Oleh karenanya oleh sebab hukum, andai benar tanpa kehadiran Jokowi dan tanpa sumpah yang harus Ia dilakukan dihadapan majelis hakim persidangan di pengadilan yang berlangsung terbuka untuk umum, *ibarat sebuah turnamen maka no contest.*


Tentu hasil review pengamat sebelumnya yang viral, bisa menjadi tepat, bahwa pola persidangan terhadap para tersangka (TSK) tuduhan publik 'ijazah Jokowi palsu' bakal mirip persidangan terhadap eks terpidana terdakwa Bambang Tri Mulyobo (BTM) dan Sugih Raharja (Gus Nur) di Pengadilan Negeri Surakarta (2023), dan pola mengadili Gus Nur (2021) di Pengadilan Negeri Jakarta Selatan yaitu kedua sidang peradilan a quo in casu tanpa dihadiri (para) saksi korban.


Hal 'nuansa' praktik cacat hukum akibat implementasi proses penegakan hukum didalam praktik badan peradilan ini memang telah dan bakal kembali terjadi ?


Ada sebuah kunci utama agar dimata masyarakat bangsa ini praktik sejarah buruk penegakan hukum tidak berulang, sebaliknya proses berkesesuaian dengan mekanisme hukum pidana formil prosedural sesuai KUHAP dan jika benar prediktif Jokowi total tidak dapat menghadiri proses persidangan yang logika asas legalitasnya harus Ia hadiri, sekaligus dalam kerangka memenuhi fungsi tujuan hukum, utamanya fungsi "kepastian hukum".

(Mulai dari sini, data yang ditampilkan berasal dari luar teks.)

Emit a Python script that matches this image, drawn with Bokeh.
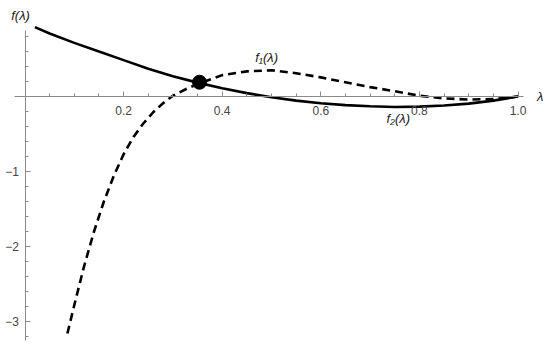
from bokeh.plotting import figure
from bokeh.models import Range1d, FixedTicker, Label
from bokeh.embed import file_html
from bokeh.resources import INLINE

# f1 (dashed curve)
lam1 = [0.086, 0.10, 0.12, 0.14, 0.16, 0.18, 0.20, 0.22, 0.24, 0.26, 0.28, 0.30,
        0.33, 0.36, 0.40, 0.45, 0.50, 0.55, 0.60, 0.65, 0.70, 0.75, 0.80, 0.85,
        0.90, 0.95, 1.00]
f1 = [-3.16, -2.78, -2.26, -1.80, -1.40, -1.06, -0.77, -0.54, -0.36, -0.21, -0.09, 0.01,
      0.11, 0.19, 0.285, 0.335, 0.35, 0.31, 0.255, 0.19, 0.125, 0.07, 0.01, -0.025,
      -0.04, -0.035, 0.0]

# f2 (solid curve)
lam2 = [0.02, 0.05, 0.10, 0.15, 0.20, 0.25, 0.30, 0.35, 0.40, 0.45, 0.50, 0.55,
        0.60, 0.65, 0.70, 0.75, 0.80, 0.85, 0.90, 0.95, 1.00]
f2 = [0.925, 0.84, 0.715, 0.60, 0.485, 0.37, 0.27, 0.185, 0.11, 0.045, -0.01, -0.055,
      -0.09, -0.115, -0.13, -0.14, -0.135, -0.12, -0.095, -0.055, 0.0]

# intersection point
cross_lam = [0.354]
cross_f = [0.19]

x_ticks = [0.2, 0.4, 0.6, 0.8, 1.0]
x_tick_labels = ["0.2", "0.4", "0.6", "0.8", "1.0"]
y_ticks = [-3, -2, -1]
y_tick_labels = ["\u22123", "\u22122", "\u22121"]

# frame covers the whole canvas; axes are limited with bounds
p = figure(width=550, height=353, output_backend="svg", toolbar_location=None,
           x_range=Range1d(-0.0497, 1.0659), y_range=Range1d(-3.4267, 1.28),
           min_border=0)
p.outline_line_color = None
p.grid.visible = False

AX = "#8a8a8a"
LAB = "#444444"
FONT = "Liberation Sans"

p.xaxis.fixed_location = 0
p.yaxis.fixed_location = 0
p.xaxis.bounds = (-0.0213, 1.011)
p.yaxis.bounds = (-3.253, 0.88)
p.xaxis.ticker = FixedTicker(ticks=x_ticks, minor_ticks=[round(0.05 * i, 2) for i in range(1, 21)])
p.yaxis.ticker = FixedTicker(ticks=y_ticks, minor_ticks=[round(-3.2 + 0.2 * i, 1) for i in range(0, 21) if abs(-3.2 + 0.2 * i) > 1e-6])
p.xaxis.major_label_overrides = dict(zip(x_ticks, x_tick_labels))
p.yaxis.major_label_overrides = dict(zip(y_ticks, y_tick_labels))

for ax in (p.xaxis, p.yaxis):
    ax.axis_line_color = AX
    ax.axis_line_width = 1
    ax.major_tick_line_color = AX
    ax.minor_tick_line_color = AX
    ax.major_tick_in = 5
    ax.major_tick_out = 0
    ax.minor_tick_in = 3
    ax.minor_tick_out = 0
    ax.major_label_text_font = FONT
    ax.major_label_text_font_size = "12px"
    ax.major_label_text_color = LAB
p.xaxis.major_label_standoff = 10
p.yaxis.major_label_standoff = 6

p.line(lam2, f2, line_color="black", line_width=2.6)
p.line(lam1, f1, line_color="black", line_width=2.6, line_dash="8 5")
p.scatter(cross_lam, cross_f, size=14, color="black")

def lab(txt, x, y, align="center"):
    p.add_layout(Label(x=x, y=y, text=txt, text_font=FONT, text_font_size="13px",
                       text_font_style="italic", text_color="#222222",
                       text_align=align, text_baseline="middle"))

lab("f(\u03bb)", -0.009, 1.08)
lab("\u03bb", 1.045, 0.0)
lab("f\u2081(\u03bb)", 0.49, 0.52)
lab("f\u2082(\u03bb)", 0.757, -0.293)

open("out.html", "w").write(file_html(p, INLINE))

Walau hak JPU (rules) adalah untuk melakukan "penuntutan" sesuai asas dominus litis, terhadap para TSK/ TDW vide Pasal 1 angka 6 KUHAP 


Namun sebaliknya ada juga hak JPU untuk menggugurkan hak menuntutnya (dominus litis) dengan modal "keberanian" yang didasari prinsip berlaku objektifitas (profesionalitas dan proporsionalitas) yakni menggunakan hak penuntutan yang mereka JPU miliki (dominus litis) yang yakni dengan menerapkan metode opportunity (asas hukum oportunitas) sesuai Pasal 35 ayat (2) UU No. 16 Tahun 2004 tentang Kejaksaan RI yang isinya:


"Jaksa Penuntut Umum berwenang untuk menangguhkan penuntutan perkara demi kepentingan umum atau kepentingan masyarakat, dengan syarat-syarat yang ditentukan oleh Undang-Undang."

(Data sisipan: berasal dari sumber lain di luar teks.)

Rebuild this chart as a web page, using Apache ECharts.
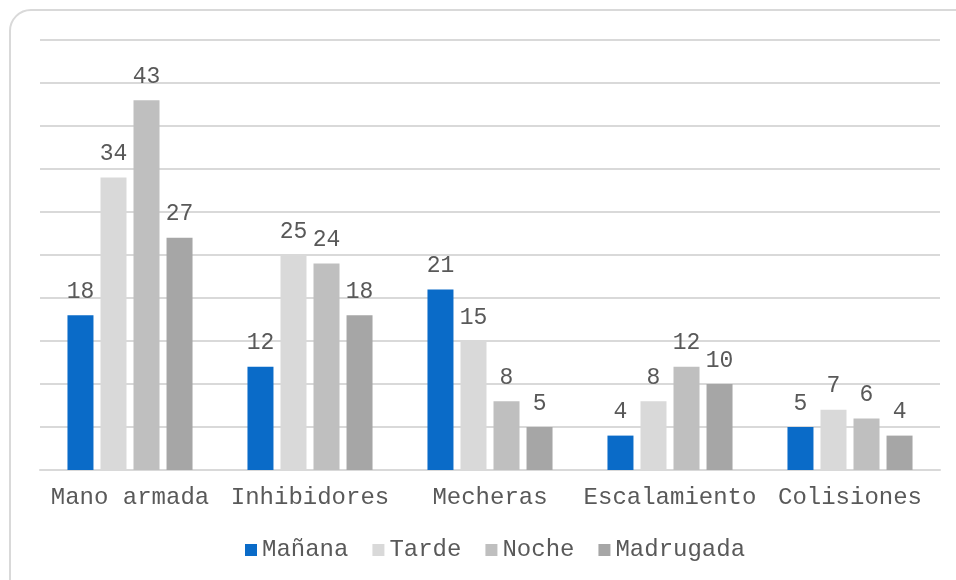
<!DOCTYPE html>
<html>
<head>
<meta charset="utf-8">
<script src="https://cdn.jsdelivr.net/npm/echarts@6/dist/echarts.min.js"></script>
<style>
  html, body { margin: 0; padding: 0; background: #fff; overflow: hidden; }
  #wrap { position: relative; width: 956px; height: 580px; overflow: hidden; }
  #frame {
    position: absolute; left: 9px; top: 9px; width: 970px; height: 600px;
    border: 2px solid #d9d9d9; border-radius: 22px; box-sizing: border-box;
  }
  #grafico { position: absolute; left: 0; top: 0; width: 956px; height: 580px; }
</style>
</head>
<body>
<div id="wrap">
  <div id="frame"></div>
  <div id="grafico"></div>
</div>
<script>
// categorías y valores
var categorias = ['Mano armada', 'Inhibidores', 'Mecheras', 'Escalamiento', 'Colisiones']
var manana = [18, 12, 21, 4, 5]
var tarde = [34, 25, 15, 8, 7]
var noche = [43, 24, 8, 12, 6]
var madrugada = [27, 18, 5, 10, 4]

var fuente = '"Liberation Mono", "Courier New", monospace'
var colorTexto = '#595959'

function serie (nombre, datos, color) {
  return {
    name: nombre,
    type: 'bar',
    data: datos,
    barWidth: 26,
    barGap: '27%',
    itemStyle: { color: color },
    label: {
      show: true,
      position: 'top',
      distance: 12,
      color: colorTexto,
      fontFamily: fuente,
      fontSize: 23
    }
  }
}

var myChart = echarts.init(document.getElementById('grafico'))

myChart.setOption({
  animation: false,
  textStyle: { fontFamily: fuente },
  grid: {
    left: 40,
    right: 16,
    top: 40,
    bottom: 110
  },
  legend: {
    bottom: 13,
    left: 240,
    itemWidth: 12,
    itemHeight: 12,
    itemGap: 24,
    icon: 'rect',
    textStyle: { color: colorTexto, fontFamily: fuente, fontSize: 24 }
  },
  xAxis: {
    type: 'category',
    data: categorias,
    axisTick: { show: false },
    axisLine: { lineStyle: { color: '#d9d9d9', width: 2 } },
    axisLabel: {
      color: colorTexto,
      fontFamily: fuente,
      fontSize: 24,
      margin: 16,
      interval: 0
    }
  },
  yAxis: {
    type: 'value',
    min: 0,
    max: 50,
    interval: 5,
    axisLabel: { show: false },
    axisLine: { show: false },
    axisTick: { show: false },
    splitLine: { lineStyle: { color: '#d9d9d9', width: 2 } }
  },
  series: [
    serie('Mañana', manana, '#0a6bc8'),
    serie('Tarde', tarde, '#d9d9d9'),
    serie('Noche', noche, '#bfbfbf'),
    serie('Madrugada', madrugada, '#a6a6a6')
  ]
})
</script>
</body>
</html>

Walau dalam KUHAP, asas oportunitas tidak secara eksplisit diatur, tetapi dapat diilustrasikan hubungan hukumnya (diperjelas dengan contoh peristiwa hukum) merujuk isi pasal 140 ayat (2) KUHAP yang menyatakan:


"Dalam hal perkara tidak cukup bukti, jaksa penuntut umum dapat menangguhkan penuntutan."


Sehingga patut dan adil menurut hukum andai benar Jokowi kelak bakal uzur bertepatan momen dirinya harus tampil menuntut para penghina-dina dirinya yang serendah-rendahnya. Maka Kejaksaan melalui Jaksa selaku JPU mesti tampil berani dan objektif mengeluarkan surat penetapan menunda atau menghentikan tuntutan kepada para TSK atau calon TDW atau 'TDW."